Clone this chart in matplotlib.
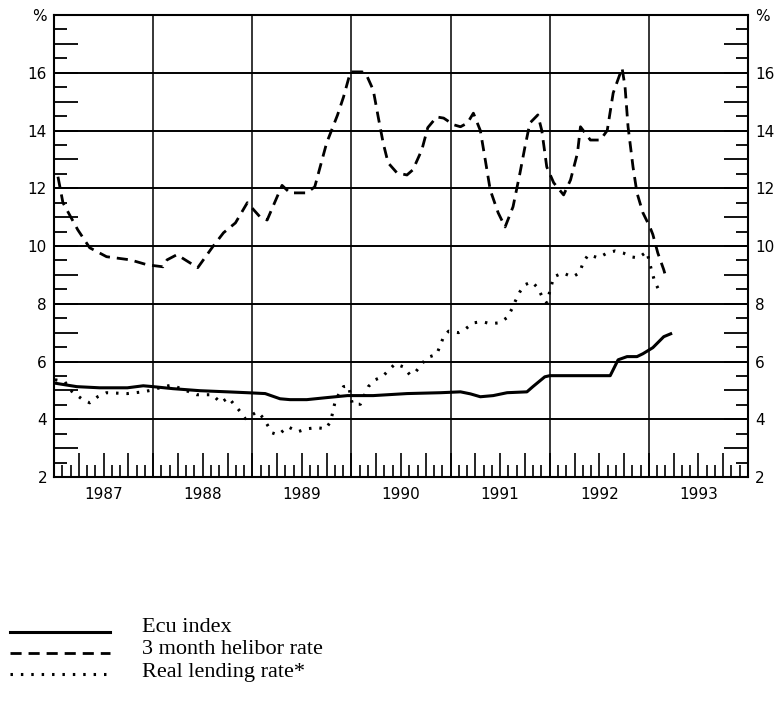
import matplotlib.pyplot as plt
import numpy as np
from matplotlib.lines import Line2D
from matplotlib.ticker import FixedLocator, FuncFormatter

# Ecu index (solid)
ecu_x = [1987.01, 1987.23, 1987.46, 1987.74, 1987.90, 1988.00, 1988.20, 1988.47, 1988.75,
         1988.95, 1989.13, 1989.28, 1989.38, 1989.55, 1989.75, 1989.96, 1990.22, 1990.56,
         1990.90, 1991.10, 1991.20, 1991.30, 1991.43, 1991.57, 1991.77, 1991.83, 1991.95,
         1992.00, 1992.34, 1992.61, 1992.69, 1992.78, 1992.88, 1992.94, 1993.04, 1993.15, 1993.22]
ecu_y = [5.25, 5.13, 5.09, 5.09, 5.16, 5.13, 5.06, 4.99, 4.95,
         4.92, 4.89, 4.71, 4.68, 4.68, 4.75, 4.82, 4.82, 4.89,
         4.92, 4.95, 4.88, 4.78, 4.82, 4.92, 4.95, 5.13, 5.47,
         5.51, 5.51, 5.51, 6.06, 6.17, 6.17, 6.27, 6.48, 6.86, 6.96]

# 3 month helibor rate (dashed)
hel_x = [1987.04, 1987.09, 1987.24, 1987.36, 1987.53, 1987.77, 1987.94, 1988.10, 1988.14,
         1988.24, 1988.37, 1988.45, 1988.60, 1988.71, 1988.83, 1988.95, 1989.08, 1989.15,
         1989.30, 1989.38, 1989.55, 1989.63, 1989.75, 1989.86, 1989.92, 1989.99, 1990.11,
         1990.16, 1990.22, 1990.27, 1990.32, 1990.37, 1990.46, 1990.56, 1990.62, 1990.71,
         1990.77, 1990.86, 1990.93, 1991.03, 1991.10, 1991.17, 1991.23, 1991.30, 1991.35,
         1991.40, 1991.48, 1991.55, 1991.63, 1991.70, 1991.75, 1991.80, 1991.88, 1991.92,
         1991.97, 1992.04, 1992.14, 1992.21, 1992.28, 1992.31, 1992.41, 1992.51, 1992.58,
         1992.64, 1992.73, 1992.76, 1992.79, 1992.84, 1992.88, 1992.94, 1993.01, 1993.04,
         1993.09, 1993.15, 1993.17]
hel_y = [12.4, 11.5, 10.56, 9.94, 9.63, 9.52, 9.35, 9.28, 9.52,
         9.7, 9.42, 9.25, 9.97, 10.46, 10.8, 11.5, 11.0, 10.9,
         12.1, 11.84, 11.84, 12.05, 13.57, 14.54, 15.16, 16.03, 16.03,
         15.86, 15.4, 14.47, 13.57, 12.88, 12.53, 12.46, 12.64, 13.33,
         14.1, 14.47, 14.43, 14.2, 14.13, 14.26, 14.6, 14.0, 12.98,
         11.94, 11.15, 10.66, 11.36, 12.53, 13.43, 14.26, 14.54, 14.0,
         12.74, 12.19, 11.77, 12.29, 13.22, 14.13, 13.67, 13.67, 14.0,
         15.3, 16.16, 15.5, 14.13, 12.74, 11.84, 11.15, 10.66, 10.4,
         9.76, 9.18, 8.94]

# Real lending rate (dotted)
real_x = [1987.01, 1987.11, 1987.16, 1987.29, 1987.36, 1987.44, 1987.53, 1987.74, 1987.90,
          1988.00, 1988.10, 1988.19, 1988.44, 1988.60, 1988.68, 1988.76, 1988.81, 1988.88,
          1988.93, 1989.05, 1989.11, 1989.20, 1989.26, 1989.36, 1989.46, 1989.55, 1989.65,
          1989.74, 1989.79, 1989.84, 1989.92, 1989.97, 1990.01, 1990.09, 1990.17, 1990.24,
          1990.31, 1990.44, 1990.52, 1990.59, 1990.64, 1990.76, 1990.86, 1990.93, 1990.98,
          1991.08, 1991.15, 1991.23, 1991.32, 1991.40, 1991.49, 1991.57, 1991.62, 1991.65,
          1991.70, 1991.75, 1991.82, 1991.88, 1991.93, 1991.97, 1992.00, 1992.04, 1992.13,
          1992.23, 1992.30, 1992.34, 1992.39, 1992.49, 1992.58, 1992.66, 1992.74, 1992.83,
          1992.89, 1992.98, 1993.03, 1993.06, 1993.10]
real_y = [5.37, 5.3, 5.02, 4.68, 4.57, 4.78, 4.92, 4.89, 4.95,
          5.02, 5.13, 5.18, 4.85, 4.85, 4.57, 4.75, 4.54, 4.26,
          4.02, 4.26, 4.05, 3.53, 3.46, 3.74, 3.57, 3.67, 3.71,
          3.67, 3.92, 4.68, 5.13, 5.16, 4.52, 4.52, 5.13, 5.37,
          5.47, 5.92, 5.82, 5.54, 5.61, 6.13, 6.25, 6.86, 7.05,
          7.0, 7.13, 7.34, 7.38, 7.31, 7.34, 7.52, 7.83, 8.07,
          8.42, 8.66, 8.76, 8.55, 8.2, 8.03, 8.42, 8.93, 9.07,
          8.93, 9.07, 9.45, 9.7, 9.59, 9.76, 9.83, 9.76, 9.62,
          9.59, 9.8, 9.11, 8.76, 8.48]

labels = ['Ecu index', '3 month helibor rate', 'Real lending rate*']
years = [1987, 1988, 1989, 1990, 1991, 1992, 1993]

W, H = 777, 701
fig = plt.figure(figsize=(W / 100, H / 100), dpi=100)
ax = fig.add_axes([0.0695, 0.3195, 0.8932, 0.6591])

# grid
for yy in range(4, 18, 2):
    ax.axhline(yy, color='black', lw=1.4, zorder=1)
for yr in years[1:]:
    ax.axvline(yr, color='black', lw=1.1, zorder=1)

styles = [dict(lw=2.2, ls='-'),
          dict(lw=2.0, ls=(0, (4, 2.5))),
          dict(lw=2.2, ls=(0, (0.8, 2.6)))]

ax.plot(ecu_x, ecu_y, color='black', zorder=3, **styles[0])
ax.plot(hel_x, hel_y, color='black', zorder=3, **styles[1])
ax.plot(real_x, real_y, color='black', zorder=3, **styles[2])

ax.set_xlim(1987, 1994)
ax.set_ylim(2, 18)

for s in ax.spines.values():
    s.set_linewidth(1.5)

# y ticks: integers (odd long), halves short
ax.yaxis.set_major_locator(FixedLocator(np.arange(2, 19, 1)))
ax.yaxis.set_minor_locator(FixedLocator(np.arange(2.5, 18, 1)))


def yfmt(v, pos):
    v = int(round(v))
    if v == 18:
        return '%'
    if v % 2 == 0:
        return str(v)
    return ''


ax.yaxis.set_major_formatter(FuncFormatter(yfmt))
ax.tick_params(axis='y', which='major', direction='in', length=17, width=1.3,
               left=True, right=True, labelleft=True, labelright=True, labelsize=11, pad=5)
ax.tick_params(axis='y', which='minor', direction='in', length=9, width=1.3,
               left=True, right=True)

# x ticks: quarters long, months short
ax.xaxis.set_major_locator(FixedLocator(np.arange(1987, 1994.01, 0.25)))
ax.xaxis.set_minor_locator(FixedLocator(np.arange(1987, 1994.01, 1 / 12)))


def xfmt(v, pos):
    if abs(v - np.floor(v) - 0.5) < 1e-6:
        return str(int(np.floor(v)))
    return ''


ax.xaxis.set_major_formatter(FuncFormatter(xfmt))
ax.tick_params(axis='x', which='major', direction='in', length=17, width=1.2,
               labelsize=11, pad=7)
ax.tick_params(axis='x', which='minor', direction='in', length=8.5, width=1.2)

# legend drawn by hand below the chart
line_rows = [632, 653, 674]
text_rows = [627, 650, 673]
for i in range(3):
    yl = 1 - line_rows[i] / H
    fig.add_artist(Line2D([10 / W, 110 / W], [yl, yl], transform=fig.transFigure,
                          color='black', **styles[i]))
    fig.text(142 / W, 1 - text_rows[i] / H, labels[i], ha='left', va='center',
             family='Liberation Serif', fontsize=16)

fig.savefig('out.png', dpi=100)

◆ ◆ ◆ ◆

**AIM:** From the first line above down to the line with "from matplotlib.ticker import", reproduce every line and no others, omitting pictures.

**TASK ANSWER:**
Clone this chart in matplotlib.
import matplotlib.pyplot as plt
import numpy as np
from matplotlib.lines import Line2D
from matplotlib.ticker import FixedLocator, FuncFormatter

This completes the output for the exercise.